The #SayHerName Movement was bolstered this week by Making Contact, an award-winning weekly radio program which, on July 6, aired an episode entitled “#SayHerName: Black Love in Action.” It comes at a time of incredible relevance as the country is once again shaken to its core by instance after instance of police brutality against African Americans, this time taking the lives of Philando Castile and Alton Sterling.
Issues of racial injustice and policy brutality are gaining widespread media attention, and at the forefront of the battle for equality is the Black Lives Matter (BLM) movement. BLM spans across state lines and across media forums, uniting the power of social media and online advocacy with protesting to create a fully-fledged movement to demand reforms in policing and the justice system that disproportionately shape the lives of African Americans. In May 2015, the African American Policy Forum launched the #SayHerName Movement to call attention to how police violence against Black women and girls—which is just as pervasive as police violence toward Black men—often goes ignored.

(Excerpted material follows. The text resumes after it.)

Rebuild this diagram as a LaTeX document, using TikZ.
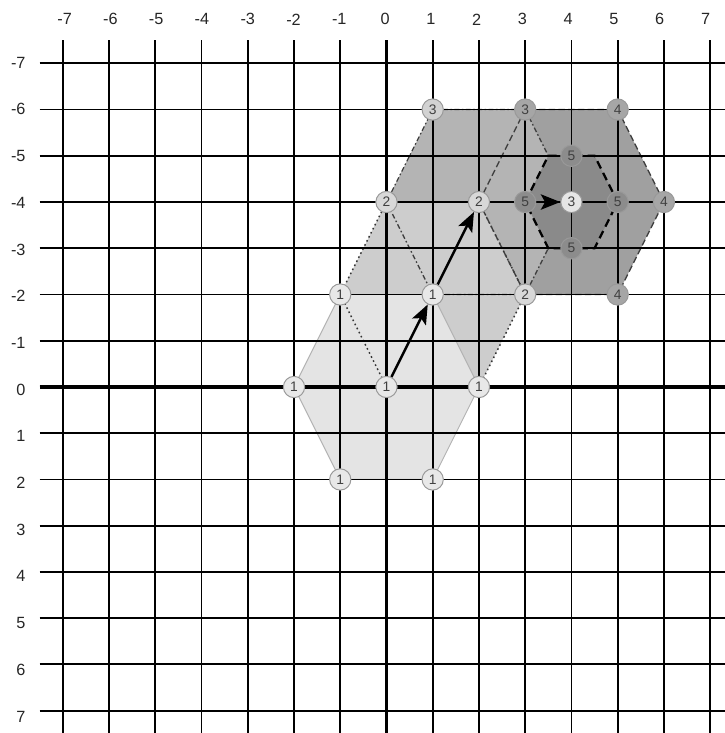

At the center of this Making Contact episode are the questions that make the #SayHerName movement so important: Who are the women impacted by police violence, and why don’t we ever hear about them or march in their names?
The episode begins with an interview of Jamison Robinson, sister of Yuvette Henderson. Henderson was killed by police officers in February 2015 after being accused of shoplifting outside of Home Depot. Henderson’s name and story live on as a chilling example of the violence routinely perpetrated against African American women by police, as well as the lengths that media outlets and law enforcement personnel alike will go to in their efforts to make murders seem justified or even deserved.
That segment is followed by an interview with Manolia Charlotin of The Media Consortium and Cat Brooks of Oakland’s Anti Police-Terror Project, two tireless advocates for BLM and #SayHerName who possess an intricate understanding of racial politics. The women shed light on the need to recognize and address police brutality against Black women and the importance of forming a movement that centers women in the narrative of racial injustice. They also discuss the intellectual underpinnings of the systemic violence against and hatred of Black men and women in our country.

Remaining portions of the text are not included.